Peru was, by far, the nation with the poorest scores in Latin America, with a stunning 60 percent of students falling below standard in reading and 68.5 percent “failing” their science exams — the worst in the world among the countries analyzed.
Uruguay and Chile showed moderately better results, but far from the OECD average that had 23 percent of students as low performers in mathematics, the report said.
The OECD was formed in 1960, when 18 European countries, plus the United States and Canada, moved to create an organization dedicated to economic development. It now has 34 member countries.
“When a large share of the population lacks basic skills, a country’s long-term economic growth is severely compromised,” Andreas Schleicher, OECD director of Education and Skills said yesterday.
To break the cycle of disengagement and low performance, countries can act on a number of recommendations, including “to identify low performers and design a tailored policy strategy, to reduce inequalities in access to early education” and to encourage the involvement of parents and local communities.

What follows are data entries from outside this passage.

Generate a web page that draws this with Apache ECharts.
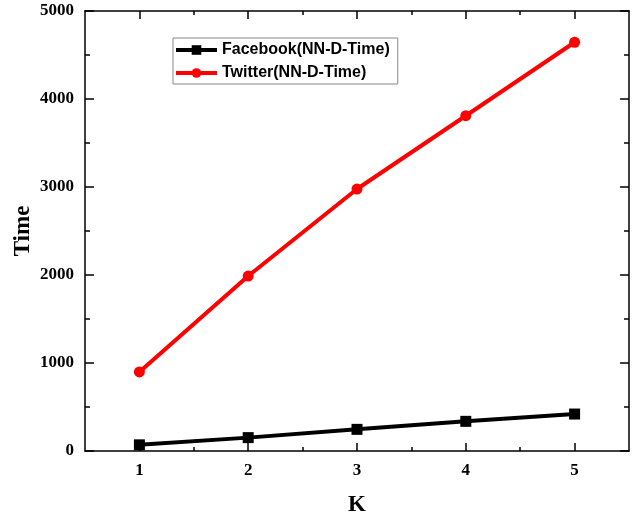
<!DOCTYPE html>
<html>
<head>
<meta charset="utf-8">
<script src="https://cdn.jsdelivr.net/npm/echarts@6/dist/echarts.min.js"></script>
<style>
  html, body { margin: 0; padding: 0; background: #fff; }
  #chart { width: 634px; height: 520px; }
</style>
</head>
<body>
<div id="chart"></div>
<script>
// K values on the x axis
var kValues = [1, 2, 3, 4, 5];
// time
var facebookTime = [70, 152, 246, 337, 420];
var twitterTime = [898, 1988, 2977, 3810, 4645];
var yTicks = [0, 1000, 2000, 3000, 4000, 5000];

var toPairs = function (ys) {
  return kValues.map(function (k, i) { return [k, ys[i]]; });
};

var serifBold = {
  fontFamily: 'Liberation Serif',
  fontWeight: 'bold',
  color: '#000'
};

var axisLine = { show: true, onZero: false, lineStyle: { color: '#000', width: 1.5 } };
var tickStyle = { color: '#000', width: 1.5 };

var chart = echarts.init(document.getElementById('chart'));
chart.setOption({
  animation: false,
  backgroundColor: '#fff',
  grid: { left: 85, right: 5, top: 11, bottom: 69, containLabel: false, outerBoundsMode: 'none' },
  legend: {
    orient: 'vertical',
    left: 173,
    top: 38,
    padding: [3, 8, 2, 1],
    borderColor: '#888',
    borderWidth: 1,
    itemWidth: 41,
    itemHeight: 12,
    itemGap: 5,
    lineStyle: { width: 4 },
    textStyle: {
      fontFamily: 'Liberation Sans',
      fontWeight: 'bold',
      fontSize: 16,
      lineHeight: 18,
      color: '#000'
    },
    data: ['Facebook(NN-D-Time)', 'Twitter(NN-D-Time)']
  },
  xAxis: [
    {
      type: 'value',
      position: 'bottom',
      min: 0.5,
      max: 5.5,
      name: 'K',
      nameLocation: 'middle',
      nameGap: 43,
      nameMoveOverlap: false,
      nameTextStyle: Object.assign({ fontSize: 23 }, serifBold),
      axisLine: axisLine,
      axisTick: { inside: true, length: 8, customValues: kValues, lineStyle: tickStyle },
      minorTick: { show: true, splitNumber: 2, length: 4, lineStyle: tickStyle },
      axisLabel: Object.assign({ fontSize: 17, margin: 11, customValues: kValues }, serifBold),
      splitLine: { show: false }
    },
    {
      type: 'value',
      position: 'top',
      min: 0.5,
      max: 5.5,
      axisLine: axisLine,
      axisTick: { inside: true, length: 8, customValues: kValues, lineStyle: tickStyle },
      minorTick: { show: true, splitNumber: 2, length: 4, lineStyle: tickStyle },
      axisLabel: { show: false },
      splitLine: { show: false }
    }
  ],
  yAxis: [
    {
      type: 'value',
      position: 'left',
      min: 0,
      max: 5000,
      interval: 1000,
      name: 'Time',
      nameLocation: 'middle',
      nameGap: 50,
      nameMoveOverlap: false,
      nameTextStyle: Object.assign({ fontSize: 23 }, serifBold),
      axisLine: axisLine,
      axisTick: { inside: true, length: 9, lineStyle: tickStyle },
      minorTick: { show: true, splitNumber: 2, length: 5, lineStyle: tickStyle },
      axisLabel: Object.assign({
        fontSize: 17,
        margin: 11,
        customValues: yTicks,
        formatter: function (v) { return String(v); }
      }, serifBold),
      splitLine: { show: false }
    },
    {
      type: 'value',
      position: 'right',
      min: 0,
      max: 5000,
      interval: 1000,
      axisLine: axisLine,
      axisTick: { inside: true, length: 9, lineStyle: tickStyle },
      minorTick: { show: true, splitNumber: 2, length: 5, lineStyle: tickStyle },
      axisLabel: { show: false },
      splitLine: { show: false }
    }
  ],
  series: [
    {
      name: 'Facebook(NN-D-Time)',
      type: 'line',
      xAxisIndex: 0,
      yAxisIndex: 0,
      symbol: 'rect',
      symbolSize: 11,
      color: '#000',
      lineStyle: { color: '#000', width: 4 },
      itemStyle: { color: '#000' },
      data: toPairs(facebookTime)
    },
    {
      name: 'Twitter(NN-D-Time)',
      type: 'line',
      xAxisIndex: 0,
      yAxisIndex: 0,
      symbol: 'circle',
      symbolSize: 11,
      color: '#ff0000',
      lineStyle: { color: '#ff0000', width: 4 },
      itemStyle: { color: '#ff0000' },
      data: toPairs(twitterTime)
    }
  ]
});
</script>
</body>
</html>
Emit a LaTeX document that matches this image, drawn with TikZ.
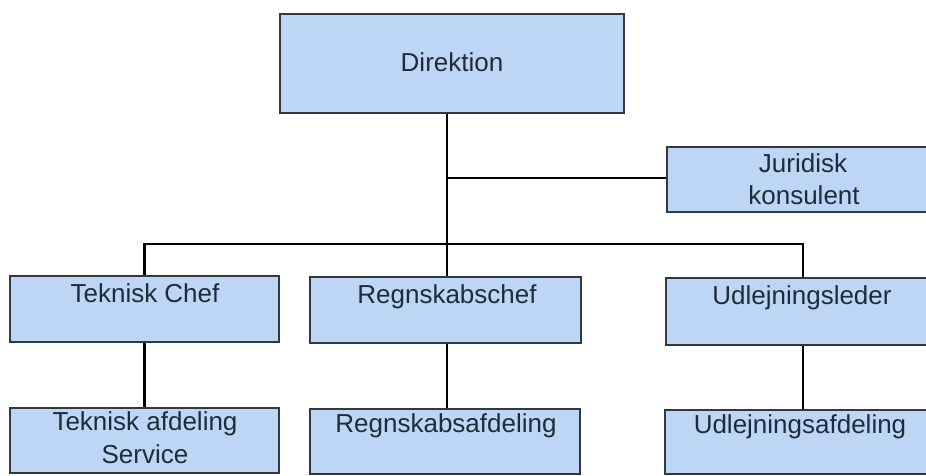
\documentclass[tikz,border=0pt]{standalone}
\usepackage{fontspec}
\setmainfont{Liberation Sans}
\definecolor{boxfill}{RGB}{189,214,245}
\definecolor{boxline}{RGB}{50,56,60}
\definecolor{txtcol}{RGB}{30,44,58}
\begin{document}
\begin{tikzpicture}[x=1pt,y=-1pt,
  orgbox/.style={draw=boxline,line width=1.8pt,fill=boxfill,rectangle,inner sep=0pt},
  lbl/.style={anchor=base,inner sep=0pt,text=txtcol,font=\fontsize{26}{30}\selectfont},
  conn/.style={draw=black,line width=2.8pt}]
\useasboundingbox (0,0) rectangle (926,476);
\begin{scope}
\clip (0,0) rectangle (926,476);
% boxes
\node[orgbox,minimum width=344pt,minimum height=99pt] (dir) at (452,63.5) {};
\node[orgbox,minimum width=273pt,minimum height=65pt] (jur) at (803.5,179.5) {};
\node[orgbox,minimum width=269pt,minimum height=66pt] (tc) at (144.5,309) {};
\node[orgbox,minimum width=271pt,minimum height=66pt] (rc) at (445.5,310) {};
\node[orgbox,minimum width=274pt,minimum height=67pt] (ul) at (803,311.5) {};
\node[orgbox,minimum width=269pt,minimum height=65pt] (ta) at (144.5,440.5) {};
\node[orgbox,minimum width=270pt,minimum height=65pt] (ra) at (445,441.5) {};
\node[orgbox,minimum width=275pt,minimum height=64pt] (ua) at (802.5,442) {};
% labels
\node[lbl] (tdir) at (452,72) {Direktion};
\node[lbl] (tjur1) at (803,172) {Juridisk};
\node[lbl] (tjur2) at (804,204) {konsulent};
\node[lbl] (ttc) at (145,302) {Teknisk Chef};
\node[lbl] (trc) at (447,303) {Regnskabschef};
\node[lbl] (tul) at (802,304) {Udlejningsleder};
\node[lbl] (tta1) at (145,430) {Teknisk afdeling};
\node[lbl] (tta2) at (145,463) {Service};
\node[lbl] (tra) at (446,432) {Regnskabsafdeling};
\node[lbl] (tua) at (800,433) {Udlejningsafdeling};
% connectors
\coordinate (bus) at (447,244);
\coordinate (jj) at (447,178);
\draw[conn] (dir.south -| bus) -- (bus);
\draw[conn] (jj) -- (jur.west |- jj);
\draw[conn] (tc.north) -- (tc.north |- bus) -- (ul.north |- bus) -- (ul.north);
\draw[conn] (bus) -- (bus |- rc.north);
\draw[conn] (tc.south) -- (ta.north);
\draw[conn] (rc.south -| bus) -- (bus |- ra.north);
\draw[conn] (ul.south) -- (ul.south |- ua.north);
\end{scope}
\end{tikzpicture}
\end{document}
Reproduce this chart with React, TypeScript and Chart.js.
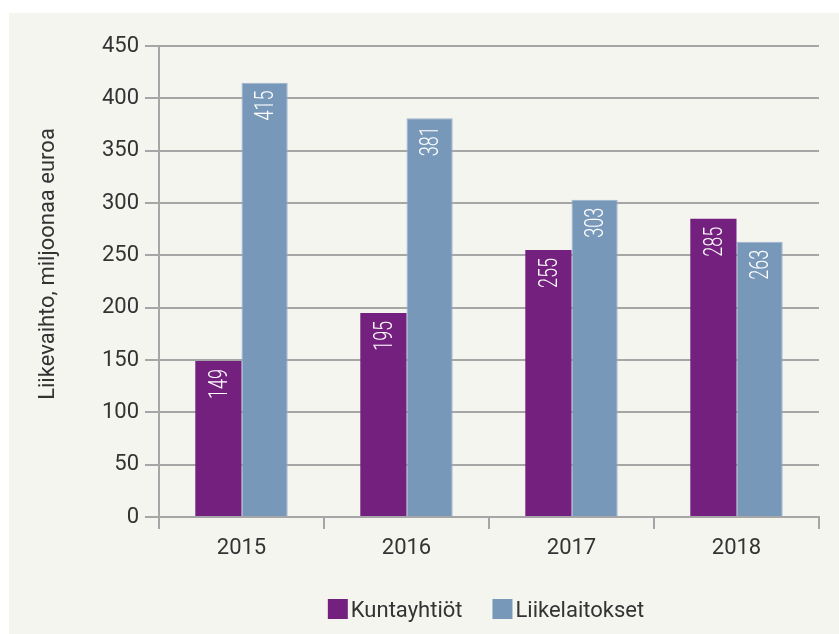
import React, { useEffect, useRef } from "react";
import { Chart, registerables } from "chart.js";

Chart.register(...registerables);

const categories = ["2015", "2016", "2017", "2018"];
const seriesNames = ["Kuntayhtiöt", "Liikelaitokset"];
const kuntayhtiot = [149, 195, 255, 285];
const liikelaitokset = [415, 381, 303, 263];
const yTitle = "Liikevaihto, miljoonaa euroa";

const PURPLE = "#74207f";
const BLUE = "#7898ba";
const FONT = "Roboto";
const TEXT = "#333333";
const GRID = "#a6a6a6";

const bgPlugin = {
  id: "bgBox",
  beforeDraw(chart: any) {
    const ctx = chart.ctx;
    ctx.save();
    ctx.fillStyle = "#ffffff";
    ctx.fillRect(0, 0, chart.width, chart.height);
    ctx.fillStyle = "#f5f5f0";
    ctx.fillRect(9, 13, chart.width - 9, chart.height - 13);
    ctx.restore();
  },
};

const labelPlugin = {
  id: "barLabels",
  afterDatasetsDraw(chart: any) {
    const ctx = chart.ctx;
    ctx.save();
    ctx.fillStyle = "#ffffff";
    ctx.font = `300 25px ${FONT}`;
    ctx.textAlign = "right";
    ctx.textBaseline = "alphabetic";
    chart.data.datasets.forEach((ds: any, di: number) => {
      const meta = chart.getDatasetMeta(di);
      meta.data.forEach((el: any, i: number) => {
        const v = ds.data[i];
        ctx.save();
        ctx.translate(el.x, el.y + 8);
        ctx.rotate(-Math.PI / 2);
        ctx.scale(0.72, 1);
        ctx.fillText(String(v), 0, 25 * 0.711 / 2);
        ctx.restore();
      });
    });
    ctx.restore();
  },
};

const titleLegendPlugin = {
  id: "titleLegend",
  afterDraw(chart: any) {
    const ctx = chart.ctx;
    const area = chart.chartArea;
    ctx.save();
    ctx.fillStyle = TEXT;
    ctx.font = `22px ${FONT}`;
    ctx.textAlign = "center";
    ctx.textBaseline = "middle";
    ctx.translate(48, 264);
    ctx.rotate(-Math.PI / 2);
    ctx.fillText(yTitle, 0, 0);
    ctx.restore();

    ctx.save();
    ctx.font = `22px ${FONT}`;
    ctx.textBaseline = "alphabetic";
    ctx.textAlign = "left";
    const box = 20;
    const gap = 3;
    const spacing = 30;
    const items = chart.data.datasets.map((ds: any) => ({
      label: ds.label,
      color: ds.backgroundColor,
      w: ctx.measureText(ds.label).width,
    }));
    let total = 0;
    items.forEach((it: any, i: number) => {
      total += box + gap + it.w + (i > 0 ? spacing : 0);
    });
    let x = (area.left + area.right) / 2 - total / 2 - 3;
    const boxTop = 599;
    items.forEach((it: any) => {
      ctx.fillStyle = it.color;
      ctx.fillRect(x, boxTop, box, box);
      ctx.fillStyle = TEXT;
      ctx.fillText(it.label, x + box + gap, 617);
      x += box + gap + it.w + spacing;
    });
    ctx.restore();
  },
};

export default function App() {
  const ref = useRef<HTMLCanvasElement | null>(null);

  useEffect(() => {
    document.body.style.margin = "0";
    const canvas = ref.current;
    if (!canvas) return;
    const chart = new Chart(canvas, {
      type: "bar",
      data: {
        labels: categories,
        datasets: [
          {
            label: seriesNames[0],
            data: kuntayhtiot,
            backgroundColor: PURPLE,
            borderWidth: 0,
          },
          {
            label: seriesNames[1],
            data: liikelaitokset,
            backgroundColor: BLUE,
            borderColor: "#9cb2cc",
            borderWidth: 1,
          },
        ],
      },
      options: {
        responsive: false,
        animation: false,
        devicePixelRatio: 1,
        layout: { padding: { top: 46, right: 20, bottom: 57, left: 0 } },
        datasets: {
          bar: { categoryPercentage: 0.56, barPercentage: 1.0 },
        },
        plugins: {
          legend: { display: false },
          tooltip: { enabled: false },
        },
        scales: {
          x: {
            offset: true,
            grid: {
              offset: true,
              drawOnChartArea: false,
              drawTicks: true,
              tickLength: 12,
              color: GRID,
              lineWidth: 2,
            },
            border: { display: true, color: GRID, width: 2 },
            ticks: {
              color: TEXT,
              font: { family: FONT, size: 22 },
              padding: 6,
            },
            afterFit(scale: any) {
              scale.height = 60;
            },
          },
          y: {
            min: 0,
            max: 450,
            ticks: {
              stepSize: 50,
              color: TEXT,
              font: { family: FONT, size: 22 },
              padding: 6,
            },
            grid: {
              color: GRID,
              lineWidth: 2,
              tickLength: 14,
              drawTicks: true,
            },
            border: { display: true, color: GRID, width: 2 },
            afterFit(scale: any) {
              scale.width = 159;
            },
          },
        },
      },
      plugins: [bgPlugin, labelPlugin, titleLegendPlugin],
    });
    return () => chart.destroy();
  }, []);

  return (
    <div style={{ width: 839, height: 634 }}>
      <canvas ref={ref} width={839} height={634} />
    </div>
  );
}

The report stressed that “countries as economically and culturally diverse as Brazil, Germany, Italy, Mexico, Poland, Portugal, Russia, Tunisia and Turkey reduced their share of low performers in mathematics between 2003 and 2012.” This led the OECD to conclude that “reducing the share of low performers is possible anywhere, given the right policies and the will to implement them.”
“Countries and economies where the majority of 15-year-old students performs below the baseline level of proficiency in one, two or all three subjects PISA assesses may want to consider comprehensive education reforms,” the report said.